Organizations regularly cause significant damage by neglecting the need for such systems. There are various change management models, such as Kübler-Ross, Adkar, or McKinsey’s 7S.. I won’t discuss these models here, and instead focus on what they have in common: the importance of communication.
There Is No One-Size Fits All Approach for Communication
Every organization is different and needs a dovetailed communication approach based on an organization’s general culture, its current mood, expectations, and experience.
There are some implications around culture depending on the type of organization you are leading. Imagine the different approaches, for example, regarding risk-taking or change readiness, when comparing a traditional, risk-averse ’old economy’ company and a venture capital-backed, hyper-growth startup.
As opposed to the general culture, the current mood of an organization characterizes how people within an organization feel at a certain moment in time. While a company can have a certain culture, for example hierarchical with centralized decision making and slow to adopt change, its current mood can be very different. Mood may be triggered by external factors, or a sudden awareness that their business stands in flames. Panic and fear as well as hopes and desires, have the power to influence an organization’s mood strongly.
As a result, with a proper communication approach, leaders might be able to push for a level of change that would seem impossible in regular times. These inflection points present great opportunities or threats and require a swift answer, like an unexpected change in an industry’s regulatory environment.
Expectations and experience of an organization about strategy and change should inform your communication approach as well. Analyze what types of communication worked well in the past, and why; you can build on these experiences. Also, there might be communication you should avoid to prevent overwhelming your people.
Are people expecting leadership to just lead, and they will follow, because they fully trust in their capabilities? Or do they want to have a say and take an active part in shaping identity? How can we engage them early on? How much communication, about what topics, will the organization expect, and need?
Communication Goes Both Ways – Establish a Dialog
Organizations are usually not democracies.

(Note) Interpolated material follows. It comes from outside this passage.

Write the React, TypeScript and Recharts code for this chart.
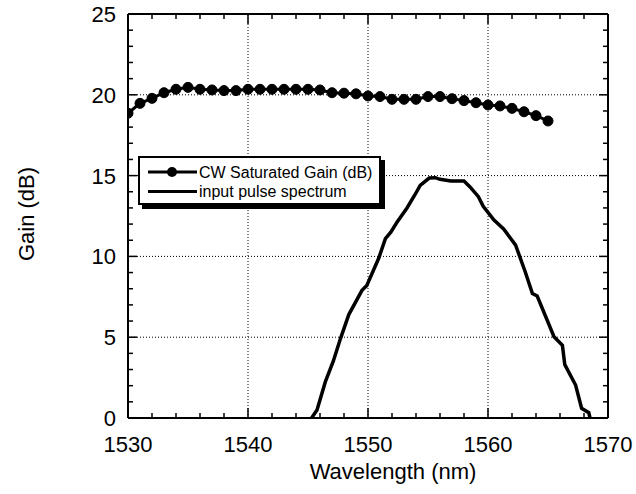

Leadership decides, management executes – but making organizational identity a one-way road, a purely top-down led approach is certainly not helpful. Engage your organization early on, in meaningful two-way conversations about strategy, impact, and values. Listen to what people want to contribute and let them take an active role in workshops, focus groups, and surveys. Foster a participatory approach.
It might slow down the design process in the beginning: more opinions, more problems. But once you’ve worked through the cacophony, a new organizational identity will stand on a broad and stable basis, as opposed to having created it in a smaller team, start to end – if you do that don’t expect people to love what they see when you present the final product.
Try to over-communicate (even if it’s not possible)
Engage your people early, communicate, and listen. This will make your life way easier when you start rolling out a new identity. Ultimately, people are more likely to support a world that they co-create.
For the client I mentioned at the beginning of this article, a true test came when the leadership announced they would shut down a site, consolidating operations into one hub. Leadership expected that morale and productivity would plummet, when the opposite happened: employees showed understanding of the decision.
They had internalized the company strategy through relentless communication. An unexpectedly high number of employees from the closing site applied for other jobs in the new hub, even if this meant moving halfway across the country. Trying to over-communicate helped leadership reach their people and bring them along the journey of strategic change.